• PROBLEM REQUIREMENTS
Exactly reproduce the lines of the listing below from the one containing "Write the matplotlib code for this chart." through the one containing "fontsize=23.4, color='#595959')". Skip the images.

• RECORDS PROVIDED
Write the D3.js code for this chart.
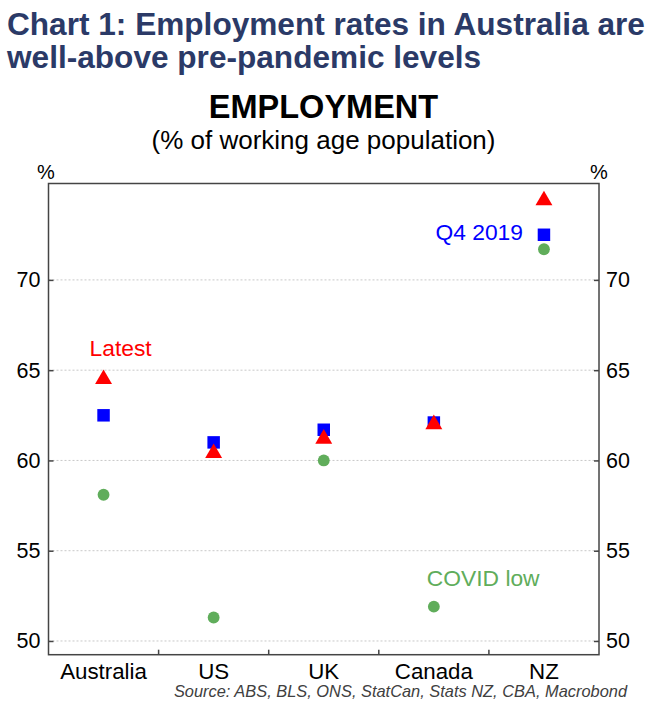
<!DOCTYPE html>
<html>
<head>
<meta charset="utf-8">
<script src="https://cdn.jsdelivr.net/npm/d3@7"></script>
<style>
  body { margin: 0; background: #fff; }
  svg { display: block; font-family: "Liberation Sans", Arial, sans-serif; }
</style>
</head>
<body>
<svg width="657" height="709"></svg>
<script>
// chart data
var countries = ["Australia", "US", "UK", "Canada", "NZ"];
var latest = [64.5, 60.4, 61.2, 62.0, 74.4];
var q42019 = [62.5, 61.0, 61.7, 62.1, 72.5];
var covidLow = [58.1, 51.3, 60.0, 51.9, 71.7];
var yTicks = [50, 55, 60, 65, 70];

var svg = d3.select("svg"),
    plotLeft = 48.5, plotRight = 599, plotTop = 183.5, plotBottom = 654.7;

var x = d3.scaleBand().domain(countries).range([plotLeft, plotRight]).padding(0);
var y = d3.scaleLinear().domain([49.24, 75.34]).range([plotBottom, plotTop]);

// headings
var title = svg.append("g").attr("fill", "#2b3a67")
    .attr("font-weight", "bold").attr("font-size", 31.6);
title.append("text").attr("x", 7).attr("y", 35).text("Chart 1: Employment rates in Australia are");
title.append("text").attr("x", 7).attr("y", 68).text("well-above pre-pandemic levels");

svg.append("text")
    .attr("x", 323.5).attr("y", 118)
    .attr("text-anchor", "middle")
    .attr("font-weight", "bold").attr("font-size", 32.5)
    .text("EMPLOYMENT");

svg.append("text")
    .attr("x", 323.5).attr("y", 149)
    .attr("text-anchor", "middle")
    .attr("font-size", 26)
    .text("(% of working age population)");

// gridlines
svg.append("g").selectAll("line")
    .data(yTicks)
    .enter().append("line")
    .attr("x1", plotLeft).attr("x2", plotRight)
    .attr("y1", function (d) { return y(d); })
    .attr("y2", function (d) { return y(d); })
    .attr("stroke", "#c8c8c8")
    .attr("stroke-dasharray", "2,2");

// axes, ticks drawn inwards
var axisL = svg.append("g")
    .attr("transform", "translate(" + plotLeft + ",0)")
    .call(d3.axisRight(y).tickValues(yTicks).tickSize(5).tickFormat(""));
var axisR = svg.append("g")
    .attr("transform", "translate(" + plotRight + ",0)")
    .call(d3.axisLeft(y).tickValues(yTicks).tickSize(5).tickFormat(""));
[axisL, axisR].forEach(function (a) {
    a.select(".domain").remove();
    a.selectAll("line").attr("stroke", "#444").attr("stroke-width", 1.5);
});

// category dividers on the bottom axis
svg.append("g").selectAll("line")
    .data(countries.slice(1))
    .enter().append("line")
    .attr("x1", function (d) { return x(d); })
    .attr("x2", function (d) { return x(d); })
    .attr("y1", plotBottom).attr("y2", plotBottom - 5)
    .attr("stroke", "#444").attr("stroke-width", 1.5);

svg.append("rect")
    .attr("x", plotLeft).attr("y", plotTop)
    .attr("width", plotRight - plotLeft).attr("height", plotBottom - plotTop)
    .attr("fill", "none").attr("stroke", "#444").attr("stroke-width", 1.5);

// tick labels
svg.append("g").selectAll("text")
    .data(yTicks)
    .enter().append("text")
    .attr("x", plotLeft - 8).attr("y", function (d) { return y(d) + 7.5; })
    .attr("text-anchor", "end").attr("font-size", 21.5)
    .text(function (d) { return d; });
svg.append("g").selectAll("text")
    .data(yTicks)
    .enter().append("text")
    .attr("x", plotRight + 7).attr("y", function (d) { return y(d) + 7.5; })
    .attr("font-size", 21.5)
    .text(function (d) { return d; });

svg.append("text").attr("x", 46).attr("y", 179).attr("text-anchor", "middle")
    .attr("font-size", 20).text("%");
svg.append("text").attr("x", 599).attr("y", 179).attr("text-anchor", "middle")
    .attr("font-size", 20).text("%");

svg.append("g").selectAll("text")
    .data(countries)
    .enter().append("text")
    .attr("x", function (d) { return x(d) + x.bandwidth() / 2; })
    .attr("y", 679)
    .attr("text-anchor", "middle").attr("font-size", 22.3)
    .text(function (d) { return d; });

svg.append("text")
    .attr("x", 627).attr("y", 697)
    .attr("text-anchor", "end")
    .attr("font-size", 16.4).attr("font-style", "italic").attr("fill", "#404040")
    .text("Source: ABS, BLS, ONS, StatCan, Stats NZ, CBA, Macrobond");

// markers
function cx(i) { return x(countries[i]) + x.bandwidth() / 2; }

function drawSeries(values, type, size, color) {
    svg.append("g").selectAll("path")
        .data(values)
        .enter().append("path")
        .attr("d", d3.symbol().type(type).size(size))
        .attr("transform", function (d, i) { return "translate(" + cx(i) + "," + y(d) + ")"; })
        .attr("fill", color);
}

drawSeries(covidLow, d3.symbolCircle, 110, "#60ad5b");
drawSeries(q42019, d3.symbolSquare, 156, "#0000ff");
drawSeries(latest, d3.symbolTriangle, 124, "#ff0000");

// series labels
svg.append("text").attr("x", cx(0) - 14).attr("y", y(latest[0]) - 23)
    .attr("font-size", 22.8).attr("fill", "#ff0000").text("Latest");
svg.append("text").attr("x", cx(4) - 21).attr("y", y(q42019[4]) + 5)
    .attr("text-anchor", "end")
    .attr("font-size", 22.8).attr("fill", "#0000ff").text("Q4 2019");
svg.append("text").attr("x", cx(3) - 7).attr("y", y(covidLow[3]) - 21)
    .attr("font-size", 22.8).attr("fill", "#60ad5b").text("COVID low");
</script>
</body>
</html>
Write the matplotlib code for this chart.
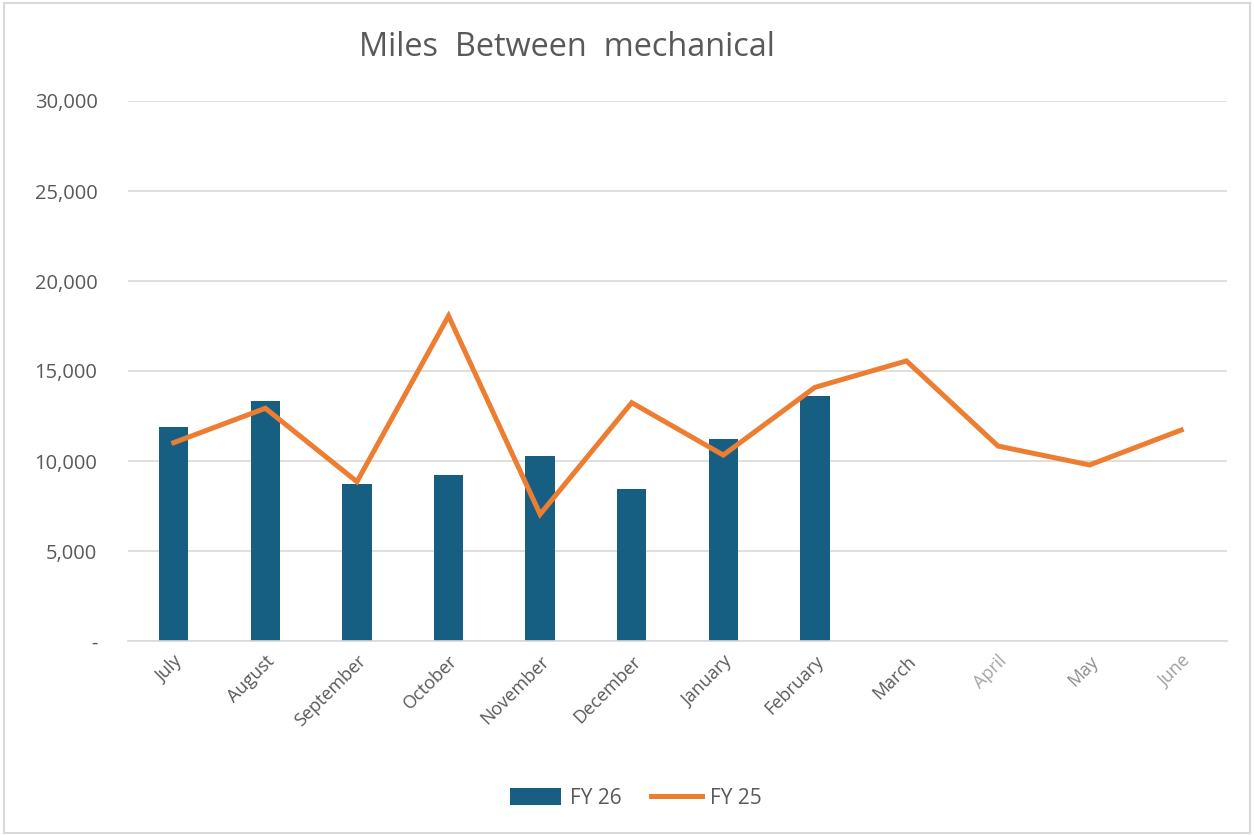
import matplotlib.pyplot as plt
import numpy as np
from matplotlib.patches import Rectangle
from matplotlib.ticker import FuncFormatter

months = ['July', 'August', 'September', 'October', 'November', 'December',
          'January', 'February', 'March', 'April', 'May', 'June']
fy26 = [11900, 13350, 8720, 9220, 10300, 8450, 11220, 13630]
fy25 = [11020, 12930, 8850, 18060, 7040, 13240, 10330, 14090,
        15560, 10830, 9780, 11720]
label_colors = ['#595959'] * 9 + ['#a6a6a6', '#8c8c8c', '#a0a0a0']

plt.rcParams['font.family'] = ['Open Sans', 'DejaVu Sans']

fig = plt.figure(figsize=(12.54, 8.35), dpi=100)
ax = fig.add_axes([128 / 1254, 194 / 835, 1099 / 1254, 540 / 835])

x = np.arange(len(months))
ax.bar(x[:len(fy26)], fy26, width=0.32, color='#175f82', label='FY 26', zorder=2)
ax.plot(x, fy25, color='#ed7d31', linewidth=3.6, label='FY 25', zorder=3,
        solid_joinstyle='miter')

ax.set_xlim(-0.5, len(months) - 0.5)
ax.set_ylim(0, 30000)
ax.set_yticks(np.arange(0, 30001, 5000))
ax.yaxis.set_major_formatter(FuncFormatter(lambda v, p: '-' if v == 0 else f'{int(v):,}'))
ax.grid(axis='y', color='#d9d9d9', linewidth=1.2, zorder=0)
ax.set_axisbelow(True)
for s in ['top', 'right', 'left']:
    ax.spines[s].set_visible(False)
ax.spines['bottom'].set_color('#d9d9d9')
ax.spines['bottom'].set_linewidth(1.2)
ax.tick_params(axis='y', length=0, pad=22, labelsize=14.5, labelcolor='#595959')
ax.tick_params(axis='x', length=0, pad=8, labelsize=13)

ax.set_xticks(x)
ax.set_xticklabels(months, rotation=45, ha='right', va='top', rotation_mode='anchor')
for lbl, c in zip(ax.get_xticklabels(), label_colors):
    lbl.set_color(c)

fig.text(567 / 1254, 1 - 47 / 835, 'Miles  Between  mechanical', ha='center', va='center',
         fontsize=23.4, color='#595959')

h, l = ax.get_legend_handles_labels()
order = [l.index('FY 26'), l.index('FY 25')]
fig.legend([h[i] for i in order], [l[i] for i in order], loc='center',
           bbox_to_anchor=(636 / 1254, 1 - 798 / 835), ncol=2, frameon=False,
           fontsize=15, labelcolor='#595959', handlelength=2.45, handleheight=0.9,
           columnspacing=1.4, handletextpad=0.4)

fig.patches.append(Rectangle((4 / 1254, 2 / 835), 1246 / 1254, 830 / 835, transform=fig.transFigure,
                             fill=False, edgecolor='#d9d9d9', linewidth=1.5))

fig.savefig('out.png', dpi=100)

• EXERCISE ANSWER
Write the matplotlib code for this chart.
import matplotlib.pyplot as plt
import numpy as np
from matplotlib.patches import Rectangle
from matplotlib.ticker import FuncFormatter

months = ['July', 'August', 'September', 'October', 'November', 'December',
          'January', 'February', 'March', 'April', 'May', 'June']
fy26 = [11900, 13350, 8720, 9220, 10300, 8450, 11220, 13630]
fy25 = [11020, 12930, 8850, 18060, 7040, 13240, 10330, 14090,
        15560, 10830, 9780, 11720]
label_colors = ['#595959'] * 9 + ['#a6a6a6', '#8c8c8c', '#a0a0a0']

plt.rcParams['font.family'] = ['Open Sans', 'DejaVu Sans']

fig = plt.figure(figsize=(12.54, 8.35), dpi=100)
ax = fig.add_axes([128 / 1254, 194 / 835, 1099 / 1254, 540 / 835])

x = np.arange(len(months))
ax.bar(x[:len(fy26)], fy26, width=0.32, color='#175f82', label='FY 26', zorder=2)
ax.plot(x, fy25, color='#ed7d31', linewidth=3.6, label='FY 25', zorder=3,
        solid_joinstyle='miter')

ax.set_xlim(-0.5, len(months) - 0.5)
ax.set_ylim(0, 30000)
ax.set_yticks(np.arange(0, 30001, 5000))
ax.yaxis.set_major_formatter(FuncFormatter(lambda v, p: '-' if v == 0 else f'{int(v):,}'))
ax.grid(axis='y', color='#d9d9d9', linewidth=1.2, zorder=0)
ax.set_axisbelow(True)
for s in ['top', 'right', 'left']:
    ax.spines[s].set_visible(False)
ax.spines['bottom'].set_color('#d9d9d9')
ax.spines['bottom'].set_linewidth(1.2)
ax.tick_params(axis='y', length=0, pad=22, labelsize=14.5, labelcolor='#595959')
ax.tick_params(axis='x', length=0, pad=8, labelsize=13)

ax.set_xticks(x)
ax.set_xticklabels(months, rotation=45, ha='right', va='top', rotation_mode='anchor')
for lbl, c in zip(ax.get_xticklabels(), label_colors):
    lbl.set_color(c)

fig.text(567 / 1254, 1 - 47 / 835, 'Miles  Between  mechanical', ha='center', va='center',
         fontsize=23.4, color='#595959')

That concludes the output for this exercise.